A typographic mind is just as alert to the invisible as to the visible. It is a mind with at least four feet: one in the visual, one in the manual, one in the lingual and one in the logical. Each of these feet has several toes: abstract, tactile, aural. Crickets, as you may know, have taste buds in their toes and ears in their front kneecaps. Typographers are equally bizarre. Their ears are in their eyes; their tongues are in their hands. It is their fingers more than their lips that constantly threaten to move as they read.


In simple terms, what drives the typographer is the existence of something to say. Or of something that speaks, if you like to put it that way.
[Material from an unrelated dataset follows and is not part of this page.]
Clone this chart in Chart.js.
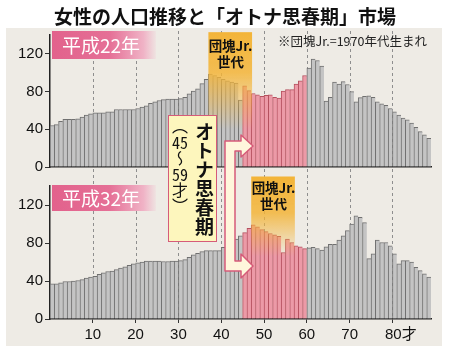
<!DOCTYPE html>
<html>
<head>
<meta charset="utf-8">
<script src="https://cdn.jsdelivr.net/npm/chart.js@4.4.0/dist/chart.umd.min.js"></script>
<style>
  body { margin: 0; background: #fff; }
  #wrap { position: relative; width: 450px; height: 352px; overflow: hidden; font-family: 'Noto Sans CJK JP', sans-serif; }
  #panel { position: absolute; left: 6px; top: 28px; width: 436px; height: 318px; background: #eeebe5; }
  canvas { position: absolute; left: 0; }
  #c1 { top: 24px; }
  #c2 { top: 175px; }
  .title { position: absolute; left: 0; top: 4px; width: 450px; text-align: center; font-weight: bold; font-size: 19px; line-height: 24px; color: #111; }
  .note { position: absolute; left: 278px; top: 33px; font-size: 12.5px; line-height: 16px; color: #222; white-space: nowrap; }
  .year { position: absolute; left: 52px; width: 104px; color: #fff; font-size: 19px; padding-left: 10px; box-sizing: border-box;
          background: linear-gradient(90deg, #e2628c 0%, #e56f96 55%, #f0b3c6 88%, rgba(242,200,212,0.2) 100%); }
  .band { position: absolute; width: 45px; text-align: center; font-weight: bold; font-size: 13.5px; line-height: 16px; color: #111; }
  .box { position: absolute; left: 168px; top: 115px; width: 49px; height: 127px; box-sizing: border-box;
         background: #fdf6bd; border: 1.5px solid #d65b79; }
  .big { position: absolute; left: 25px; top: 6px; writing-mode: vertical-rl; text-orientation: upright; font-weight: bold; font-size: 19px; line-height: 20px; color: #111; }
  .small { position: absolute; left: 3px; top: 2px; writing-mode: vertical-rl; font-size: 16px; line-height: 16px; color: #111; }
  .tcy { text-combine-upright: all; }
  svg { position: absolute; left: 0; top: 0; }
</style>
</head>
<body>
<div id="wrap">
  <div id="panel"></div>
  <canvas id="c1" width="450" height="154"></canvas>
  <canvas id="c2" width="450" height="177"></canvas>
  <div class="title">女性の人口推移と「オトナ思春期」市場</div>
  <div class="note">※団塊Jr.=1970年代生まれ</div>
  <div class="year" style="top:31px;height:28px;line-height:28px;">平成22年</div>
  <div class="year" style="top:185px;height:26px;line-height:26px;">平成32年</div>
  <div class="band" style="left:208px;top:37px;">団塊Jr.<br>世代</div>
  <div class="band" style="left:251px;top:179px;">団塊Jr.<br>世代</div>
  <svg width="450" height="352">
    <path d="M225 141 L241 141 L241 135 L253 146 L241 157 L241 151 L235 151 L235 261 L241 261 L241 254 L253 266 L241 278 L241 271 L225 271 Z"
          fill="#fff6dc" stroke="#d65b79" stroke-width="1.5" stroke-linejoin="round"/>
  </svg>
  <div class="box">
    <div class="small">（<span class="tcy">45</span>～<span class="tcy">59</span>才）</div>
    <div class="big">オトナ思春期</div>
  </div>
</div>
<script>
// 年齢 (1歳刻み)
const ages = [0,1,2,3,4,5,6,7,8,9,10,11,12,13,14,15,16,17,18,19,20,21,22,23,24,25,26,27,28,29,
  30,31,32,33,34,35,36,37,38,39,40,41,42,43,44,45,46,47,48,49,50,51,52,53,54,55,56,57,58,59,
  60,61,62,63,64,65,66,67,68,69,70,71,72,73,74,75,76,77,78,79,80,81,82,83,84,85,86,87,88];

// 平成22年 女性人口 (万人)
const pop2010 = [44,45,48.5,50.5,50.5,50.5,51,53,55,56.5,
  57.5,57.5,57.5,58.5,58.5,61,61,61,61,61,
  62,63.5,65,67.5,69,70.5,71.5,72,72,72,
  72.5,74,77.5,80.5,83,88.5,93,98.5,97,95,
  93,91.5,90,89,71,86,81,78,76.5,75,
  76,76.5,74,73,80.5,82,82,88,91.5,97,
  105,114.5,113,107,70,74,90,88,90.5,87.5,
  80,69,73.5,75,75.5,74,69,67,65.5,62,
  58.5,55,52,50,46.5,42,37.5,34,30.5];

// 平成32年 女性人口 (万人)
const pop2020 = [37,37,38,39.5,39.5,40,40.5,41.5,43,44,
  45,47,48.5,50,50.5,52,53.5,55,56.5,58,
  59,60,61,61,61,61,60.5,60.5,61,61,
  61.5,62.5,65,67.5,69,71,72,72,72,72,
  75.5,77,80,84,87.5,91,95.5,99,97,94,
  92,90,88.5,87,70,84,80.5,77,76,74,
  75,75.5,74,72.5,76,78.5,78.5,83,87.5,93,
  100,108.5,107,101.5,63.5,68.5,83,80.5,80.5,77,
  68.5,58,61.5,61.5,60,54.5,51,47.5,44];

const pinkAges = [45, 59];        // オトナ思春期
const band2010 = [37, 47.2];      // 団塊Jr.
const band2020 = [47, 57.2];

const xTicks = [10,20,30,40,50,60,70,80];
const xTickLabels = ['10','20','30','40','50','60','70','    80才'];
const yTicks = [0,20,40,60,80,100,120,140];
const yTickLabels = ['0','','40','','80','万人 ','120',''];

const numFont = "'Liberation Sans', 'Noto Sans CJK JP', sans-serif";

var dashPlugin = {
  id: 'ageDashes',
  beforeDatasetsDraw: function(chart, args, opts) {
    var ctx = chart.ctx;
    var area = chart.chartArea;
    var xs = chart.scales.x;
    var y0 = opts.bottomChart ? 0 : area.top - 4;
    var y1 = opts.bottomChart ? area.bottom : chart.height;
    ctx.save();
    ctx.strokeStyle = '#8e8e8e';
    ctx.lineWidth = 1;
    ctx.setLineDash([3, 3]);
    xTicks.forEach(function(v) {
      var px = Math.round(xs.getPixelForValue(v)) + 0.5;
      ctx.beginPath();
      ctx.moveTo(px, y0);
      ctx.lineTo(px, y1);
      ctx.stroke();
    });
    ctx.restore();
  }
};

var bandPlugin = {
  id: 'dankaiBand',
  afterDatasetsDraw: function(chart, args, opts) {
    var ctx = chart.ctx;
    var xs = chart.scales.x, ys = chart.scales.y;
    var x0 = xs.getPixelForValue(opts.range[0]);
    var x1 = xs.getPixelForValue(opts.range[1]);
    var yTop = ys.getPixelForValue(opts.top);
    var ySolid = ys.getPixelForValue(opts.solid);
    var yEnd = ys.getPixelForValue(opts.fade);
    var g = ctx.createLinearGradient(0, yTop, 0, yEnd);
    g.addColorStop(0, 'rgba(243,180,56,1)');
    g.addColorStop((ySolid - yTop) / (yEnd - yTop), 'rgba(243,180,56,0.85)');
    g.addColorStop(1, 'rgba(243,180,56,0)');
    ctx.save();
    ctx.fillStyle = g;
    ctx.fillRect(x0, yTop, x1 - x0, yEnd - yTop);
    ctx.restore();
  }
};

function isPink(age) {
  return age >= pinkAges[0] && age <= pinkAges[1];
}

function makeChart(id, values, band, bottomChart) {
  var points = values.map(function(v, i) { return { x: ages[i] + 0.5, y: v }; });
  return new Chart(document.getElementById(id), {
    type: 'bar',
    data: {
      datasets: [{
        data: points,
        backgroundColor: function(c) { return isPink(ages[c.dataIndex]) ? '#ec9aa7' : '#c4c4c4'; },
        borderColor: function(c) { return isPink(ages[c.dataIndex]) ? '#b5515f' : '#707070'; },
        borderWidth: { top: 1, left: 1, right: 0, bottom: 0 },
        borderSkipped: false,
        barPercentage: 1,
        categoryPercentage: 1
      }]
    },
    options: {
      responsive: false,
      animation: false,
      devicePixelRatio: 1,
      layout: { padding: { top: 10, bottom: bottomChart ? 6 : 10, left: 0, right: 19 } },
      plugins: {
        legend: { display: false },
        tooltip: { enabled: false },
        ageDashes: { bottomChart: bottomChart },
        dankaiBand: band
      },
      scales: {
        x: {
          type: 'linear',
          min: 0,
          max: 89,
          offset: false,
          afterBuildTicks: function(s) { s.ticks = xTicks.map(function(v) { return { value: v }; }); },
          afterFit: function(s) { s.height = bottomChart ? 27 : 0; },
          grid: { drawOnChartArea: false, drawTicks: bottomChart, tickLength: 4, tickColor: '#333', tickWidth: 1, offset: false },
          border: { display: true, color: '#222', width: 1.5 },
          ticks: {
            display: bottomChart,
            autoSkip: false,
            maxRotation: 0,
            padding: 3,
            color: '#111',
            font: { family: numFont, size: 15 },
            callback: function(v, i) { return xTickLabels[i]; }
          }
        },
        y: {
          min: 0,
          max: 140,
          afterBuildTicks: function(s) { s.ticks = yTicks.map(function(v) { return { value: v }; }); },
          afterFit: function(s) { s.width = 50; },
          grid: { drawOnChartArea: false, drawTicks: true, tickLength: 5, tickColor: '#333', tickWidth: 1 },
          border: { display: true, color: '#222', width: 1.5 },
          ticks: {
            padding: 2,
            color: '#111',
            font: function(c) {
              return (c.tick && c.tick.value === 100) ? { family: numFont, size: 11 } : { family: numFont, size: 15 };
            },
            callback: function(v, i) { return yTickLabels[i]; }
          }
        }
      }
    },
    plugins: [dashPlugin, bandPlugin]
  });
}

makeChart('c1', pop2010, { range: band2010, top: 143, solid: 100, fade: 40 }, false);
makeChart('c2', pop2020, { range: band2020, top: 150, solid: 112, fade: 66 }, true);
</script>
</body>
</html>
Typography is the sound of one hand speaking, vivid in the mind's eye, vivid in the mind's ear, and silent as a prayer.
The Typographic Mind issued as The Devil's Whim No. 16 by Gaspereau Press in 2006.

A typographer's prayer is of course addressed to the reader. And a pamphlet is an old form for a new idea — the hybrid sensory-swapping mind. What is here at play in world of typography reminds me of architectural renewals such at the Gladstone Hotel which has produced a nice postcard quoting Jane Jacobs (beautiful but marred by an unmodest claim of "Only at the Gladstone"): Old ideas can sometimes use new buildings. New ideas must use old buildings.

Consider silent prayer as idea-building as four-footed as the beasts of the typographic imagination.